What is refuge?
Refuge is a calm and safe space where women can live free from fear. A welcoming, peaceful home in which you can begin to build a new life, a future free from domestic abuse.
“I will never forget my time in refuge for it was surely an education and a healing time too, since you all helped in such a positive way.”
Who can go into refuge?
Any woman, irrespective of sexual, religious, racial or ethnic identity, who needs to escape from domestic abuse can go into a refuge at any time. It does not matter whether or not you are living with your abuser, or whether or not you have children. (Male children must be aged 16 or under at the date of moving into the refuge.)
Life in refuge
Perhaps you have fears that refuge is a noisy shared house filled with women and children in crisis, making it hard to be private and quiet.
Nothing is further from the truth. At Border Women’s Aid, we have fully secure, self-contained 2-bedroom units, each with its own front door. Step inside and you’ll find fully furnished, freshly decorated homes, with well-equipped modern kitchens and laundry facilities, and a good selection of toys for the children.
Following-up on a suggestion from one of the residents, we now provide tablets so that women can access the technology they need to plan their future and to educate their children. And, yes, we do have wi-fi.
The only shared aspect is a back garden, landscaped with a play area, bedding plants and bulbs. We employ someone to keep it looking smart and tidy.
We understand that you are likely to be feeling scared, lonely and anxious when you first arrive. In addition to safe accommodation, we provide a team of trained and dedicated workers offering a range of practical and emotional support focussed on your wellbeing and recovery. Ours is a person-centred approach, with all women being treated as individuals, thus empowering them to decide what is best for them and their children. Women who use the service are helped to build on their strengths, to acquire the information and develop the skills they need to determine their own futures. We will continue to support you up to a year after you have left the refuge.
BWA has helped hundreds of women to find better lives.
Any contact with us is strictly confidential.
What happens if I have no money to travel?

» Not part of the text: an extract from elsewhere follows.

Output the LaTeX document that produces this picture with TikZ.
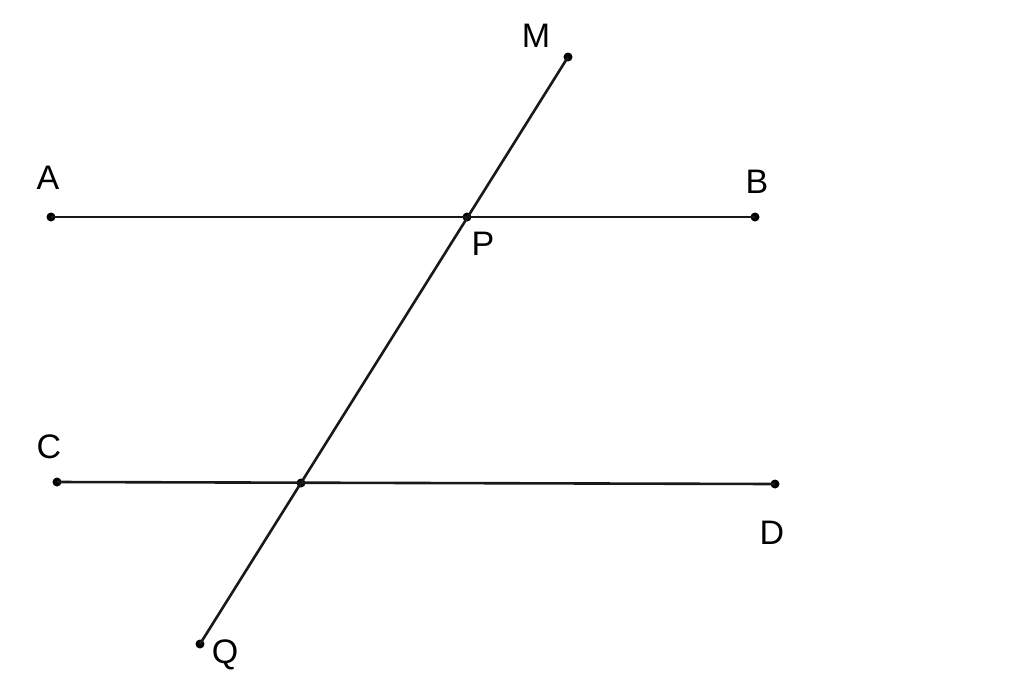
\documentclass[tikz,border=0pt]{standalone}
\usepackage{fontspec}
\setmainfont{Liberation Sans}
\begin{document}
\begin{tikzpicture}[x=1pt,y=-1pt,
  seg/.style={line width=2.6pt, draw=black!90},
  pt/.style={circle, fill=black, inner sep=0pt, minimum size=9pt},
  lbl/.style={inner sep=0pt, font=\fontsize{34}{34}\selectfont}]
\useasboundingbox (0,0) rectangle (1024,683);
\node[pt] (A) at (51,217) {};
\node[pt] (B) at (755,217) {};
\node[pt] (P) at (467,217) {};
\node[pt] (M) at (568,57) {};
\node[pt] (Q) at (200,644) {};
\node[pt] (C) at (57,482) {};
\node[pt] (D) at (775,484) {};
\node[pt] (X) at (301,483) {};
\draw[seg] (A.center) -- (B.center);
\draw[seg] (C.center) -- (D.center);
\draw[seg] (M.center) -- (Q.center);
\node[lbl] (lA) at (48,178) {A};
\node[lbl] (lB) at (757,182) {B};
\node[lbl] (lP) at (483,244) {P};
\node[lbl] (lM) at (536,36) {M};
\node[lbl] (lC) at (49,447) {C};
\node[lbl] (lD) at (772,533) {D};
\node[lbl] (lQ) at (225,655) {Q};
\end{tikzpicture}
\end{document}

We will support you to travel to refuge if necessary.
Ensuring your safety
We know that you will have escaped from a controlling environment and we don't want to impose a whole load of rules just when you have got your freedom back, but ... we know how determined abusers can be, so we take safety, privacy and confidentiality very seriously. That’s why we have house rules, which are in place to ensure your safety, comfort and peace of mind, and that of your children. For example, the occupants can come and go as they like, but no visitors are allowed, and the refuge address is confidential. Use of illegal drugs and the dangerous use of alcohol are strictly prohibited.
You will be asked to sign an occupancy agreement which will include the terms under which you can stay in the refuge, the rental charges, and our code of conduct.
When you leave
During your time in refuge, with the support of the Border Women’s Aid team, you will have taken back control of your life and so know when it is time to move on. But our support doesn’t end with you closing the door on the refuge for the last time. BWA will give you ongoing support via our Outreach Service, both practical and emotional, for up to a year after leaving refuge.
Alternatives to refuge
What if I don’t want to stay in the refuge, do I have other options?
We would suggest registering with local landlords/housing associations or contacting Homelessness Services which can provide temporary accommodation if it’s available. Often we agree to support a woman alongside agencies like Homelessness Services. BWA can also provide outreach support. To learn more about our Outreach Service, visit our Outreach page.
Whatever your situation, Border Women’s Aid is here to help you out.
A lesson from history
In her Book of the City of Ladies, the medieval
writer Christine de Pizan made a pitch for safe, women-only spaces, as follows:
“Our wish is to ensure that, in future, all worthy ladies and valiant women are
protected from those who have attacked them. The female sex has been left
defenceless for a long time now, like an orchard without a wall.
…. [This new city] will not only shelter you all but will also
defend and protect you against your attackers and assailants, provided you look
after it well.”
Five hundred years later, we are still fighting the same old battle to provide safe refuge for any woman who needs to escape domestic abuse. So, for however long you need it, our refuge is a place you can call home.